At Eloqua, we use this process in combination with our Lead Scoring program. Whenever someone is fed into our scoring program (either through a form submission or a website visit), they are scored and we will automatically create a task that is assigned to the appropriate salesperson that contains all the scoring details and explicit information.

To access the often called “Integration Tab” in Eloqua, simply click “Setup/Integration”


For the sake of keeping this brief and to the point, I am purposely by-passing a few steps here, but you can find all the documentation you need to do this within Eloqua’s Customer Central.

Simply select if you want to create/update an object in your CRM, then select the object you want to use (note that if you are “creating” an record within an object in your CRM and you want to update that record later on from Eloqua, you will want to store the CRM ID within a dedicated Eloqua contact field):


Next, you will need to choose which fields from your Eloqua database you would like to use to populate fields within the task record in your CRM. Notice that the mappings screen is broken out into two sections: the left hand side are the fields that reside on the object in the CRM – the fields on the right are the fields that exist in your Eloqua database. Simply drag the Eloqua field you would like to use and drop it into the object field on the left hand side. This screen will also highlight fields that are “required” in your CRM (if you have fields that are required to create a record in an object) and alert you if you have not mapped values to those fields.


If you have done this successfully, you will see the Eloqua field name show up in red and in italics:



Another option that you have is to hardcode values into specific fields OR you can combine hardcoded values with Eloqua fields. A really good example of this would be in the Subject line of the task (this is what the salesperson would see initially when they receive the task). In this example, I want to make it obvious to the salesperson that this task is related to lead scoring, so I am going to construct my subject line to read “FIRST NAME LAST NAME just went through our scoring program”. Here is how it would look in the field mapping screen:


So when this call fires to the CRM, the task will pre-populate with the first and last name of the person that just went through the lead scoring program.

Once I have completed my mappings, I can then use the built in External Call tester which allows you to test the call you just made before you decide to push it live.
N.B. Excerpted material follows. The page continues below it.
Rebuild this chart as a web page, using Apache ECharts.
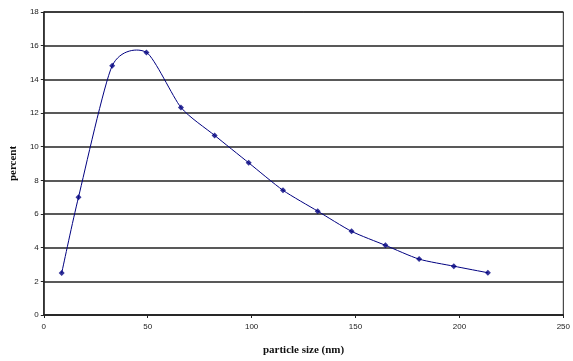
<!DOCTYPE html>
<html><head><meta charset="utf-8">
<script src="https://cdn.jsdelivr.net/npm/echarts@6/dist/echarts.min.js"></script>
<style>html,body{margin:0;padding:0;background:#fff}#c{width:573px;height:361px}</style>
</head><body><div id="c"></div>
<script>
var sizes = [8.6, 16.7, 32.9, 49.4, 66.0, 82.2, 98.6, 115.1, 131.8, 148.1, 164.4, 180.6, 197.3, 213.7];
var percents = [2.49, 7.0, 14.8, 15.6, 12.33, 10.67, 9.04, 7.41, 6.17, 4.97, 4.14, 3.32, 2.90, 2.51];
var xTicks = [0, 50, 100, 150, 200, 250];
var yTicks = [0, 2, 4, 6, 8, 10, 12, 14, 16, 18];
var data = sizes.map(function (s, i) { return [s, percents[i]]; });
var K = 0.115; // curve tension for the smoothed connecting line
var chart = echarts.init(document.getElementById('c'), null, {renderer: 'canvas'});
var labelStyle = {fontFamily: 'Liberation Sans, Arial', fontSize: 8, color: '#222'};
function renderSeg(params, api) {
  var i = params.dataIndex, n = data.length;
  if (i >= n - 1) return null;
  var p = function (j) { j = Math.max(0, Math.min(n - 1, j)); return api.coord(data[j]); };
  var a = p(i - 1), b = p(i), c = p(i + 1), d = p(i + 2);
  return {
    type: 'bezierCurve',
    shape: {
      x1: b[0], y1: b[1], x2: c[0], y2: c[1],
      cpx1: b[0] + (c[0] - a[0]) * K, cpy1: b[1] + (c[1] - a[1]) * K,
      cpx2: c[0] - (d[0] - b[0]) * K, cpy2: c[1] - (d[1] - b[1]) * K
    },
    style: {stroke: '#000080', fill: null, lineWidth: 1}
  };
}
chart.setOption({
  animation: false,
  grid: {left: 42, right: 6, top: 12, bottom: 43.5, show: true, borderColor: '#222', borderWidth: 1},
  xAxis: {
    type: 'value', min: xTicks[0], max: xTicks[xTicks.length - 1], interval: 50,
    name: 'particle size (nm)', nameLocation: 'middle', nameGap: 30,
    nameTextStyle: {fontFamily: 'Liberation Serif, Times New Roman', fontWeight: 'bold', fontSize: 11, color: '#111'},
    axisLine: {lineStyle: {color: '#222', width: 1.5}},
    axisTick: {show: true, inside: false, length: 3, lineStyle: {color: '#222'}},
    axisLabel: Object.assign({margin: 8}, labelStyle),
    splitLine: {show: false}
  },
  yAxis: {
    type: 'value', min: yTicks[0], max: yTicks[yTicks.length - 1], interval: 2,
    name: 'percent', nameLocation: 'middle', nameGap: 21, nameRotate: 90,
    nameTextStyle: {fontFamily: 'Liberation Serif, Times New Roman', fontWeight: 'bold', fontSize: 11, color: '#111'},
    axisLine: {show: true, lineStyle: {color: '#222', width: 1.5}},
    axisTick: {show: true, inside: false, length: 3, lineStyle: {color: '#222'}},
    axisLabel: Object.assign({margin: 5}, labelStyle),
    splitLine: {show: true, lineStyle: {color: '#222', width: 1.5}}
  },
  series: [{
    type: 'custom', data: data, renderItem: renderSeg, z: 2, silent: true
  }, {
    type: 'scatter', data: data, symbol: 'diamond', symbolSize: 6, z: 3,
    itemStyle: {color: '#000080'}
  }]
});
</script></body></html>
Eloqua will show you the data that exists in the object before the call fires and what data exists after the call fires.

Once you are fully satisfied with how your new External call works, you can add it into Program Builder as an Integration Action to fire when someone hits that specific program step.

2 comments:

Anonymous said...

Can you post the article information in Customer Central?

Jessica Davis said...

Which Eloqua field are you using to map to the Assigned To ID from Salesforce?

In other words, how are you assigning to task to an individual user in SF? Are you storing Sales' User IDs in Eloqua?